Passing of The Duke of Edinburgh

Dear Members of the Association

Ottawa Division Member, Garth Hampson has shared some of his experiences when working with the Royal Family. They are rather intriguing and thus are being shared given the extensive exposure our members have had to the Family.

Garth begins,

“I appreciate that the organization is recognizing the role our members have had with the Royal Family and particularly the late Duke of Edinburgh. During my time in the Force and in retirement I have had many opportunities to perform and meet the Royals, mainly because of my years as soloist at Rideau Hall since 1964 to the present. My first personal contact with the Duke of Edinburgh was in 1959. I was stationed at Fort Providence and the police aircraft flew in all the members to cover security for the Prince when he visited Yellowknife. The Queen was to have been in attendance but she stayed on in Whitehorse due to morning sickness. That pregnancy resulted in Prince Andrew. I noticed at Akaitcho Hall where the Duke was presented to dignitaries and leading lights in the community that he spent a good deal of his time with native youth.

The year the Queen and Duke celebrated their Golden wedding anniversary they came to Ottawa where Jackie Holtzman, the mayor of Ottawa, hosted a reception for 2500 couples who were also celebrating their 50th anniversary. The Mayor, the Duke, the Queen and I were the only ones on this 4 by 8 Wenger stage and I was obliged to sing the Royal and Canadian anthems. I was told that it was the first time the Queen had heard the Royal anthem sung in both official languages. I was greeted by both Royals and the Duke commented to me that “You must have sung Rose Marie a million times”.

In 1988, aware of the major contribution the Duke had made in the formation of the Duke of Edinburgh awards for Youth I organized the RCMP Charity Ball that year to honor the Award Program. Monies raised went to underwriting the costs of the Awards syllabus for the following year in Ontario. We sold out because I was able to get The Prince Edward to be a part of the evening. It was an evening to remember with much glitz and glamour with people attending from various parts of Canada and even the United States. People wanted to be in the presence of Royalty. Band members were at their best and some of them became part of the intermission show which featured a spoof on Cinderella. Kerry Ann Kutz, our first female soloist was our Cinderella. The Prince Edward sat with gold award winners from Toronto as well as my son Brad and his escort was my daughter Diana who had just graduated from Depot. This special evening was a crowning achievement for the Band activities that year.

Brad had been awarded the Gold Medal of the Awards program in his latter teen years and got to meet the Duke of Edinburgh at the official presentation at Rideau Hall. All my family were there while I was on tour in western Canada and missed all the fun. The program still exists and millions of young people around the world have benefitted from their association with it.

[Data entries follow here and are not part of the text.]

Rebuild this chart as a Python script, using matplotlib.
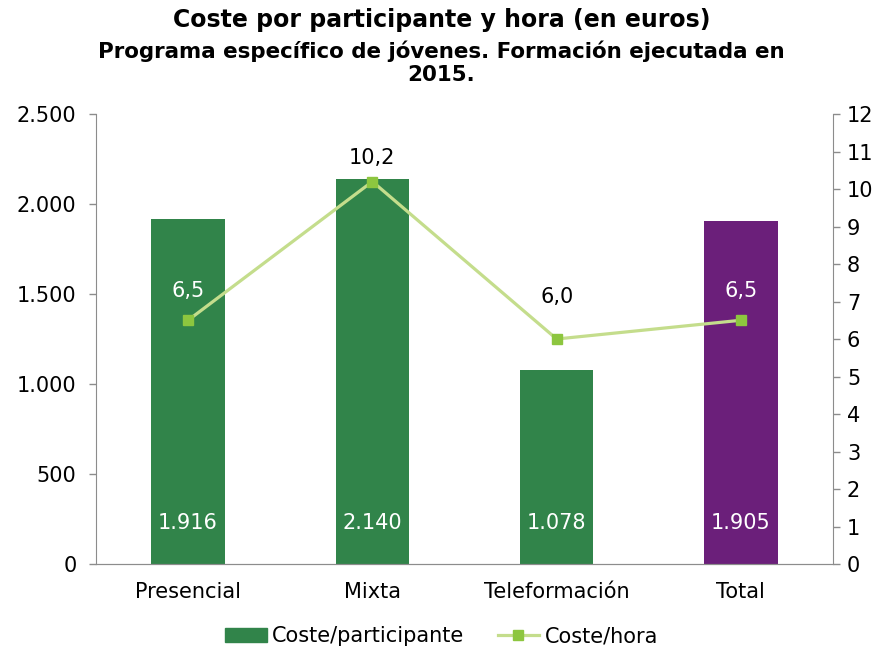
import matplotlib
matplotlib.use("Agg")
import matplotlib.pyplot as plt
from matplotlib.lines import Line2D
from matplotlib.patches import Patch

categories = ["Presencial", "Mixta", "Teleformación", "Total"]
coste_participante = [1916, 2140, 1078, 1905]
coste_hora = [6.5, 10.2, 6.0, 6.5]
bar_labels = ["1.916", "2.140", "1.078", "1.905"]
line_labels = ["6,5", "10,2", "6,0", "6,5"]
left_ticks = [0, 500, 1000, 1500, 2000, 2500]
left_ticklabels = ["0", "500", "1.000", "1.500", "2.000", "2.500"]
right_ticks = list(range(0, 13))

green = "#31844A"
purple = "#6B1F7A"
line_c = "#C4DD8C"
marker_c = "#8DC63F"
axis_c = "#8C8C8C"
FS = 15

plt.rcParams['font.family'] = ['DejaVu Sans']
fig = plt.figure(figsize=(8.83, 6.5), dpi=100)
ax = fig.add_axes([0.1087, 0.1323, 0.8347, 0.6923])
x = list(range(len(categories)))
colors = [green, green, green, purple]
ax.bar(x, coste_participante, width=0.4, color=colors, zorder=2)
ax.set_xlim(-0.5, 3.5)
ax.set_ylim(0, 2500)
ax.set_yticks(left_ticks)
ax.set_yticklabels(left_ticklabels)
ax.set_xticks(x)
ax.set_xticklabels(categories)
for xi, lab in zip(x, bar_labels):
    ax.text(xi, 230, lab, color="white", ha="center", va="center", fontsize=FS, zorder=5)

ax2 = ax.twinx()
ax2.plot(x, coste_hora, color=line_c, lw=2.3, marker="s", markersize=7,
         markerfacecolor=marker_c, markeredgecolor=marker_c, zorder=3)
ax2.set_ylim(0, 12)
ax2.set_yticks(right_ticks)
label_colors = ["white", "black", "black", "white"]
label_offsets = [21, 17, 30, 21]
for xi, v, lab, c, off in zip(x, coste_hora, line_labels, label_colors, label_offsets):
    ax2.annotate(lab, (xi, v), xytext=(0, off), textcoords="offset points",
                 color=c, ha="center", va="center", fontsize=FS)

for a in (ax, ax2):
    a.spines["top"].set_visible(False)
    a.spines["left"].set_color(axis_c)
    a.spines["right"].set_color(axis_c)
    a.spines["bottom"].set_color(axis_c)
    a.tick_params(labelsize=FS, colors="black")
    a.tick_params(axis="x", length=0, pad=13)
ax.tick_params(axis="y", color=axis_c, length=5, width=1, pad=9)
ax2.tick_params(axis="y", color=axis_c, length=5, width=1, pad=5)
ax.spines["right"].set_visible(False)
ax2.spines["left"].set_visible(False)

fig.text(0.5, 0.969, "Coste por participante y hora (en euros)", ha="center", va="center",
         fontsize=17, fontweight="bold")
fig.text(0.5, 0.903, "Programa específico de jóvenes. Formación ejecutada en\n2015.",
         ha="center", va="center", fontsize=15.4, fontweight="bold", linespacing=1.2)

handles = [Patch(color=green),
           Line2D([0], [0], color=line_c, lw=2.3, marker="s", markersize=7,
                  markerfacecolor=marker_c, markeredgecolor=marker_c)]
fig.legend(handles, ["Coste/participante", "Coste/hora"], loc="center",
           bbox_to_anchor=(0.5, 0.021), ncol=2, frameon=False, fontsize=FS,
           handlelength=2.0, columnspacing=1.6, handletextpad=0.25)

fig.savefig("out.png", dpi=100)
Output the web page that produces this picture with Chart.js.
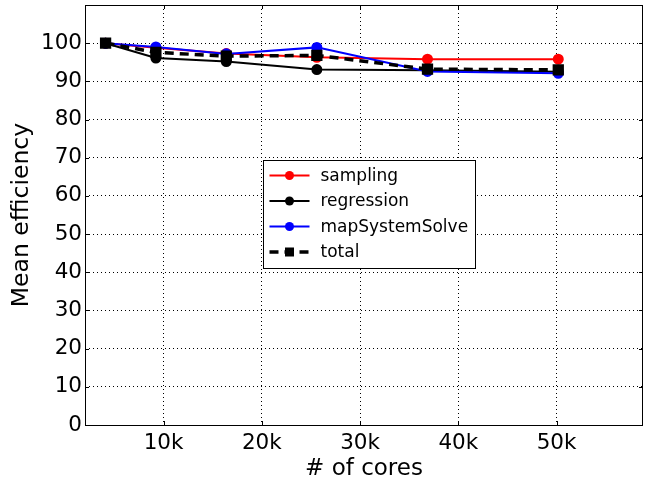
<!DOCTYPE html>
<html>
<head>
<meta charset="utf-8">
<script src="https://cdn.jsdelivr.net/npm/chart.js@4/dist/chart.umd.min.js"></script>
<style>
  html, body { margin: 0; padding: 0; background: #fff; }
  #wrap { width: 645px; height: 483px; }
</style>
</head>
<body>
<div id="wrap"><canvas id="effChart" width="645" height="483"></canvas></div>
<script>
const cores = [4096, 9216, 16384, 25600, 36864, 50176];
const sampling = [100, 98.8, 97.3, 96.3, 95.8, 95.8];
const regression = [100, 96.1, 95.2, 93.1, 92.9, 92.5];
const mapSystemSolve = [100, 99.0, 97.2, 98.9, 92.6, 92.1];
const total = [100, 97.6, 96.6, 96.8, 93.2, 93.0];
const xTicks = [10000, 20000, 30000, 40000, 50000];
const yTicks = [0, 10, 20, 30, 40, 50, 60, 70, 80, 90, 100];

const FONT = 'DejaVu Sans';

function pts(vals) {
    return cores.map((c, i) => ({ x: c, y: vals[i] }));
}

// frame around plot area, inward tick marks, legend box inside the plot
const framePlugin = {
    id: 'frame',
    afterDatasetsDraw(chart) {
        const { ctx, chartArea: a, scales } = chart;
        ctx.save();
        ctx.strokeStyle = '#000';
        ctx.lineWidth = 1;
        ctx.strokeRect(a.left + 0.5, a.top + 0.5, a.right - a.left - 1, a.bottom - a.top);

        const tl = 4;
        ctx.beginPath();
        xTicks.forEach(v => {
            const px = Math.round(scales.x.getPixelForValue(v)) + 0.5;
            ctx.moveTo(px, a.bottom); ctx.lineTo(px, a.bottom - tl);
            ctx.moveTo(px, a.top); ctx.lineTo(px, a.top + tl);
        });
        yTicks.forEach(v => {
            const py = Math.round(scales.y.getPixelForValue(v)) + 0.5;
            ctx.moveTo(a.left, py); ctx.lineTo(a.left + tl, py);
            ctx.moveTo(a.right, py); ctx.lineTo(a.right - tl, py);
        });
        ctx.stroke();

        // legend
        const x0 = 263.5, y0 = 160.5, w = 212, h = 108;
        ctx.fillStyle = '#fff';
        ctx.fillRect(x0, y0, w, h);
        ctx.strokeRect(x0, y0, w, h);
        ctx.font = '17px ' + FONT;
        ctx.textBaseline = 'middle';
        chart.data.datasets.forEach((ds, i) => {
            const y = y0 + 15 + i * 25.5;
            ctx.strokeStyle = ds.borderColor;
            ctx.lineWidth = ds.borderWidth;
            ctx.setLineDash(ds.borderDash || []);
            ctx.beginPath();
            ctx.moveTo(x0 + 6, y);
            ctx.lineTo(x0 + 46, y);
            ctx.stroke();
            ctx.setLineDash([]);
            ctx.fillStyle = ds.pointBackgroundColor;
            if (ds.pointStyle === 'rect') {
                ctx.fillRect(x0 + 26 - 4.5, y - 4.5, 9, 9);
            } else {
                ctx.beginPath();
                ctx.arc(x0 + 26, y, 4.5, 0, Math.PI * 2);
                ctx.fill();
            }
            ctx.fillStyle = '#000';
            ctx.fillText(ds.label, x0 + 57, y + 1);
        });
        ctx.restore();
    }
};

new Chart(document.getElementById('effChart'), {
    type: 'line',
    data: {
        datasets: [
            { label: 'sampling', data: pts(sampling), borderColor: '#ff0000', pointBackgroundColor: '#ff0000',
              pointBorderColor: '#ff0000', borderWidth: 2, pointRadius: 4.5, order: 3 },
            { label: 'regression', data: pts(regression), borderColor: '#000000', pointBackgroundColor: '#000000',
              pointBorderColor: '#000000', borderWidth: 2, pointRadius: 4.5, order: 2 },
            { label: 'mapSystemSolve', data: pts(mapSystemSolve), borderColor: '#0000ff', pointBackgroundColor: '#0000ff',
              pointBorderColor: '#0000ff', borderWidth: 2, pointRadius: 4.5, order: 1 },
            { label: 'total', data: pts(total), borderColor: '#000000', pointBackgroundColor: '#000000',
              pointBorderColor: '#000000', borderWidth: 3.5, borderDash: [9, 6], pointStyle: 'rect',
              pointRadius: 5.5, order: 0 }
        ]
    },
    options: {
        responsive: false,
        animation: false,
        layout: { autoPadding: false, padding: { top: 5, right: 2, left: 0, bottom: 0 } },
        plugins: { legend: { display: false }, tooltip: { enabled: false } },
        elements: { line: { tension: 0, fill: false } },
        scales: {
            x: {
                type: 'linear',
                min: 2000,
                max: 58800,
                afterBuildTicks(axis) { axis.ticks = xTicks.map(v => ({ value: v })); },
                afterFit(axis) { axis.height = 58; axis.paddingLeft = 0; axis.paddingRight = 0; },
                ticks: {
                    color: '#000',
                    font: { family: FONT, size: 21.5 },
                    padding: 6,
                    maxRotation: 0,
                    callback: v => (v / 1000) + 'k'
                },
                grid: { color: '#000', lineWidth: 1, drawTicks: false },
                border: { display: false, dash: [1, 3] },
                title: { display: true, text: '# of cores', color: '#000', font: { family: FONT, size: 23 }, padding: { top: 2, bottom: 0 } }
            },
            y: {
                min: 0,
                max: 110,
                afterBuildTicks(axis) { axis.ticks = yTicks.map(v => ({ value: v })); },
                afterFit(axis) { axis.width = 85; axis.paddingTop = 0; axis.paddingBottom = 0; },
                ticks: {
                    color: '#000',
                    font: { family: FONT, size: 21.5 },
                    padding: 3
                },
                grid: { color: '#000', lineWidth: 1, drawTicks: false },
                border: { display: false, dash: [1, 3] },
                title: { display: true, text: 'Mean efficiency', color: '#000', font: { family: FONT, size: 23.5 }, padding: { top: 8, bottom: 2 } }
            }
        }
    },
    plugins: [framePlugin]
});
</script>
</body>
</html>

Although the Duke was obliged to walk two steps behind the Queen I feel that he was instrumental in bringing strength to the House of Windsor. He certainly made strong support for Her Majesty, who holds the Force in very high esteem.

Garth Hampson- Retired Staff Sgt. #19201.”

We also have some comments from Brad

“Interesting Dad – In 1989 when the Duke visited Montreal for 4 days I was deployed by RCMP VIP to be his hotel security at the Queen Elizabeth.

I spoke to him often during the 4 days – he was very engaging + pleasant. Great sense of humour!!!”

Brad Hampson

And now, through the work of Garth we now know that we have a gold medallist in our midst, Brad (who recently became a member of Ottawa Division).